I chose this case study for several reasons:

  • It's entirely plausible that the input might have been JSON rather than XML
  • The application relies very heavily (and successfully) on rule-based processing: if we didn't have template rules, then it would be dominated by large xsl:choose statements with hundreds of branches.
  • At around 5000 lines of XSLT, it's large enough to be non-trivial, yet small enough to be tractable as a case study.

I looked at a couple of other candidates, and found they were things that could be readily done in XSLT 3.0 without any enhancements. For example we have production XSLT 3.0 code that takes a JSON data feed from our online shop at saxonica.com and uses it to update our sales database and to generate license keys. The JSON is voluminous but the structure is simple, and the constructs in XSLT 3.0 for handling maps and arrays are entirely up to the job. The transpiler differs in that the JSON has a much more interesting recursive structure, making rule-based transformation a natural fit to the task.

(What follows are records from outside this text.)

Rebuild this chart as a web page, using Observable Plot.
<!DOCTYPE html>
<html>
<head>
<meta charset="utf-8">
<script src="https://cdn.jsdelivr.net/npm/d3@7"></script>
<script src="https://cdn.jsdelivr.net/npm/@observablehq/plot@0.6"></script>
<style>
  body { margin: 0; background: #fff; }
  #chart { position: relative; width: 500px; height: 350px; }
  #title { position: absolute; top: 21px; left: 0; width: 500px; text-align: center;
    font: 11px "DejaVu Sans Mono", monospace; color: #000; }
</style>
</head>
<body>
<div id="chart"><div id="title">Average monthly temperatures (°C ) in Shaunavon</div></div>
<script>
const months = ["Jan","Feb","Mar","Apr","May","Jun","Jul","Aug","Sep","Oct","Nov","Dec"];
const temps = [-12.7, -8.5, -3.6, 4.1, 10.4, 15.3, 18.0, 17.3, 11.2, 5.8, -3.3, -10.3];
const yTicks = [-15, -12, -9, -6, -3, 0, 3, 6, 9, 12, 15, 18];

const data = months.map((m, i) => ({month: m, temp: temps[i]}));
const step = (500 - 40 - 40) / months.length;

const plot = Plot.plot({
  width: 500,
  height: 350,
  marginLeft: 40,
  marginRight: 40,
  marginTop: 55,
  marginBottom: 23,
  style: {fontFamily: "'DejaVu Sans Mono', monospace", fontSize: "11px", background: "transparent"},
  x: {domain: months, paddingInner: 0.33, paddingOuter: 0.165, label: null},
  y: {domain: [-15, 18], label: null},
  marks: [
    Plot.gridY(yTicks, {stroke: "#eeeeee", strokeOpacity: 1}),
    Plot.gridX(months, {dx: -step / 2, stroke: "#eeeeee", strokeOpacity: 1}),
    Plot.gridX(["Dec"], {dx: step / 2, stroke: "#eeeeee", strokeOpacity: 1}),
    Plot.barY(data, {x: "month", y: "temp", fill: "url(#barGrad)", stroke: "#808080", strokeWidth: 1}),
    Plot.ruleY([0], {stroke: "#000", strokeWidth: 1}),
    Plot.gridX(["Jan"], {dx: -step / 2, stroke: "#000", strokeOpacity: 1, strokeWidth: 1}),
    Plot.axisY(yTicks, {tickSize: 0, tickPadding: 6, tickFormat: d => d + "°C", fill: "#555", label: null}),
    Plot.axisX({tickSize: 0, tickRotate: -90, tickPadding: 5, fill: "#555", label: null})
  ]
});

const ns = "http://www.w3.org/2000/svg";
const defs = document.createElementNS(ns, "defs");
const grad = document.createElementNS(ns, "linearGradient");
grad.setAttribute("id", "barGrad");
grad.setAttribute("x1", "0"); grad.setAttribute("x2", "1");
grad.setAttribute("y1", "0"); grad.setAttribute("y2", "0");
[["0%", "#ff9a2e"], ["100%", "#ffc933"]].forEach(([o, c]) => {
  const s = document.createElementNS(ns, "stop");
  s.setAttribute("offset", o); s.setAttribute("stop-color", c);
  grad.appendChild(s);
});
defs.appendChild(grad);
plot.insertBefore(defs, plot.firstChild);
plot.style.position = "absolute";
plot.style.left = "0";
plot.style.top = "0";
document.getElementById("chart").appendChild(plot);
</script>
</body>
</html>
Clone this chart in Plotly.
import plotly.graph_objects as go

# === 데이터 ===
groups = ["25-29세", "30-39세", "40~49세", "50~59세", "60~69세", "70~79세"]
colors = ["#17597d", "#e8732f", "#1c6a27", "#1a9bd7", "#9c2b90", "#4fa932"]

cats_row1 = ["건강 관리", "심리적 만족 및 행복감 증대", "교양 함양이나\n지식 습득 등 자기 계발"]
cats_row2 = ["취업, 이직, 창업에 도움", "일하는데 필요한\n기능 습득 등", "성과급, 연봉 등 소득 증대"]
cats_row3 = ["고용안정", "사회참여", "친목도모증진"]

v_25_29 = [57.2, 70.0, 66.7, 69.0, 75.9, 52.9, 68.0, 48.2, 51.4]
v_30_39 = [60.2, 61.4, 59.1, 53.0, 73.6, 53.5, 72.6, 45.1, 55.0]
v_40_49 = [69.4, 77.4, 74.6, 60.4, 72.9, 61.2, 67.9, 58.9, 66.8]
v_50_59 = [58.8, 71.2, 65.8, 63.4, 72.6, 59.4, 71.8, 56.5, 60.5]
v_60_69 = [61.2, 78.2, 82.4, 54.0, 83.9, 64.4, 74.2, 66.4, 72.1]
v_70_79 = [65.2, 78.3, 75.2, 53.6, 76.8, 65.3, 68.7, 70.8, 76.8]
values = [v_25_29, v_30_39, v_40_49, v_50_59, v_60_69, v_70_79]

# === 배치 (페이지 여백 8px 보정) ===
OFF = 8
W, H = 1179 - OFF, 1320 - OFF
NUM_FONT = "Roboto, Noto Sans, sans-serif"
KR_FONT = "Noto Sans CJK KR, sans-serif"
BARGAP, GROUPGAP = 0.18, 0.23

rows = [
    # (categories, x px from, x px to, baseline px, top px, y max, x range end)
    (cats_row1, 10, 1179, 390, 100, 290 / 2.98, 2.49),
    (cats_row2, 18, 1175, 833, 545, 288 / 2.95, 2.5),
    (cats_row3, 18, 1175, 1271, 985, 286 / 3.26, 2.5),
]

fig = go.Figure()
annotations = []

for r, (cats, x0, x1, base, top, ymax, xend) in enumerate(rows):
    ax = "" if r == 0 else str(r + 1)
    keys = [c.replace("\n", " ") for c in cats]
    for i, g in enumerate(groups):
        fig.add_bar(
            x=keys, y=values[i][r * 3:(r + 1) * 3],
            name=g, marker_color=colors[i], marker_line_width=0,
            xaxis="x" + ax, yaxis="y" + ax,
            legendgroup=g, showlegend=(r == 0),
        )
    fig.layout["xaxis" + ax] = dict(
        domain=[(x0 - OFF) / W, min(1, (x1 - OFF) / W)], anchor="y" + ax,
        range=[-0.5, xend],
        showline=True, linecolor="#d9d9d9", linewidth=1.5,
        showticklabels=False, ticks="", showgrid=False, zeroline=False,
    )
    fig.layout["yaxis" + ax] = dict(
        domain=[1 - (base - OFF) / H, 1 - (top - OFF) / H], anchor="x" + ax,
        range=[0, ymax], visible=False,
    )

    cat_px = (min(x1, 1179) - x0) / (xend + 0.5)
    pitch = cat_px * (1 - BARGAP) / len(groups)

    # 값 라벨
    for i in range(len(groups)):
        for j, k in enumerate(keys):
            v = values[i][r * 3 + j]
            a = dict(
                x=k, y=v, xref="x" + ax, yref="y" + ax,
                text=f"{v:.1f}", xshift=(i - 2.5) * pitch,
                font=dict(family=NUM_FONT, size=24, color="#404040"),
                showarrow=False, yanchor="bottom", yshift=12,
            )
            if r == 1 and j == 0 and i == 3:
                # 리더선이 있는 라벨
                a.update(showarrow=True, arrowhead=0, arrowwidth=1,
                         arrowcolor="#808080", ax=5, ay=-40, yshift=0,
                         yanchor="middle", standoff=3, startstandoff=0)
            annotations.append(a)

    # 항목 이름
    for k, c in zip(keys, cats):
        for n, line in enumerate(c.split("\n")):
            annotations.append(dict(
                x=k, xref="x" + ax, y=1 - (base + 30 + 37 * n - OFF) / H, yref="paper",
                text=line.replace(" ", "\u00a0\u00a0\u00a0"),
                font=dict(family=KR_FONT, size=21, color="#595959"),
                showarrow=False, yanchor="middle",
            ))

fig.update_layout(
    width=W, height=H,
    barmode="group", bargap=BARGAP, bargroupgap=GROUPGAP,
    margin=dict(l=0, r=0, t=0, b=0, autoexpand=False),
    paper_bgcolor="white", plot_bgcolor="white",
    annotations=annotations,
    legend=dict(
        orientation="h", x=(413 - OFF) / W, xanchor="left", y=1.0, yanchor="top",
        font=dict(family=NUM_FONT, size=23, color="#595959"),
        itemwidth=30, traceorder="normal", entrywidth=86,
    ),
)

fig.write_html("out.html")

I'm not proposing to actually produce a complete replacement of the current transpiler, only to explore the task of doing so in enough detail to get some useful insights. I propose to use this issue tracker to capture my working notes as the study proceeds, but if there are recommendations affecting the 4.0 specs (as seems likely), then I will extract those into separate issues. Perhaps at the end of the process I will write up the case study as a conference paper.

My rough plan is as follows:

  1. Explore conversion of the current XML output by JavaParser to JSON using the new elements-to-maps() function. We have a number of open issues on the usability of this function and it will be interesting to see whether we encounter similar difficulties to those that have already been raised, and whether the suggested solutions are appropriate.
  2. Convert the xml-to-java stylesheet to work on this JSON input. This stylesheet is not actually a working part of the transpiler, rather it's something we built as a stepping stone; before attempting to convert the XML syntax tree to C#, we felt it would be instructive to write code that converted it back to Java. This is an 820-line stylesheet and it should be feasible to convert it completely.
  3. The transpiler currently produces, as an intermediate output, a "digest" file containing summary information about all the classes and methods found in the Java code, and their subtyping/override relationships. We then have a process that augments this digest with attributes that are needed by the C# generation, for example which methods to label with "virtual" or "override" modifiers. I propose to experiment with producing (and transforming) this digest in JSON rather than XML format.
  4. Examine the XSLT code that generates C# output to look for features that appear to be tricky to convert, for example anything that uses the parent or ancestor axis, and study to what extent we now have the capability in XSLT 4.0 to handle those situations.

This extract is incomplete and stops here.